HL Deb 16 November 1920 vol 42 cc263-4

Order of the Day for the Second Reading read.


My Lords, the object of this Bill is to continue the existing general Early Closing Orders for shops until the end of 1921 so as to give time for the consideration of a permanent measure. During the war the Orders were made under the Defence of the Realm Regulations, and therefore automatically lapse with the termination of the war unless this Bill is passed.

Early closing has been in force for four years under these Regulations, and there can be no doubt that it commands the general approval of shopkeepers and assistants and does not interfere with the convenience of the public to any serious extent. It had been hoped that it would be possible for legislation amending the existing Shops Acts and putting general early closing on a permanent basis to be carried this session, but this has not proved to be the case, and it would be most unfortunate and, of course, a great disappointment to the large majority of retail traders and their assistants throughout the country if the existing Regulations came to an end before an amending Shops Bill was carried through.
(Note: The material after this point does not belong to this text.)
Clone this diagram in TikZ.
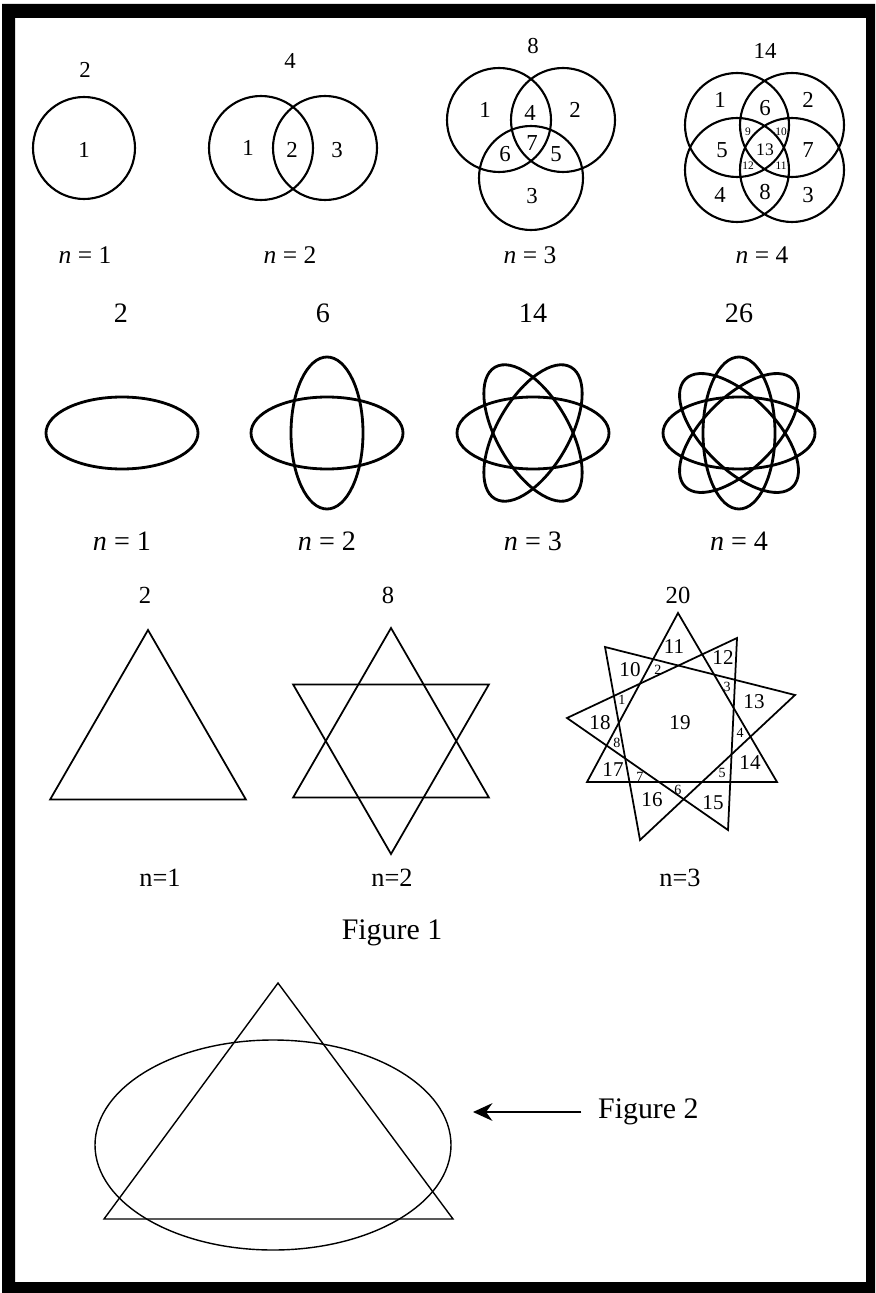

The Bill that is before your Lordships to-night has therefore been introduced with the object of continuing in force the existing provisions pending the introduction and consideration of a permanent measure which it is hoped will be brought in next year. This Bill does not apply to Ireland. The general Early Closing Orders made for Ireland ceased to be in force in 1919, and the Government are not satisfied that there is any general desire in Ireland for the reintroduction of early closing. In any case, as the Government of Ireland Bill will be before your Lordships shortly it is felt that it would be inopportune to legislate for Ireland in this matter at present.

On Clause 1 I would remark that the general Early Closing Orders, being Orders under the Defence of the Realm Regulations, are at present enforced by the police, and therefore persons offending against them are liable to the heavy penalties provided for in the Regulations. Under this clause the Orders in future will have effect as if they were evening Closing Orders made under the Shops Act, 1912, which means that the enforcement of the Orders will be under the local authorities, and breaches of them will only carry the moderate penalties contained in Section 5 (5) of the Act of 1912. I do not think there is anything further to which I need call your Lordships' attention.

Moved, That the Bill be now read 2ª.—(The Earl of Onslow.)

On Question, Bill read 2ª and committed to a Committee of the Whole House.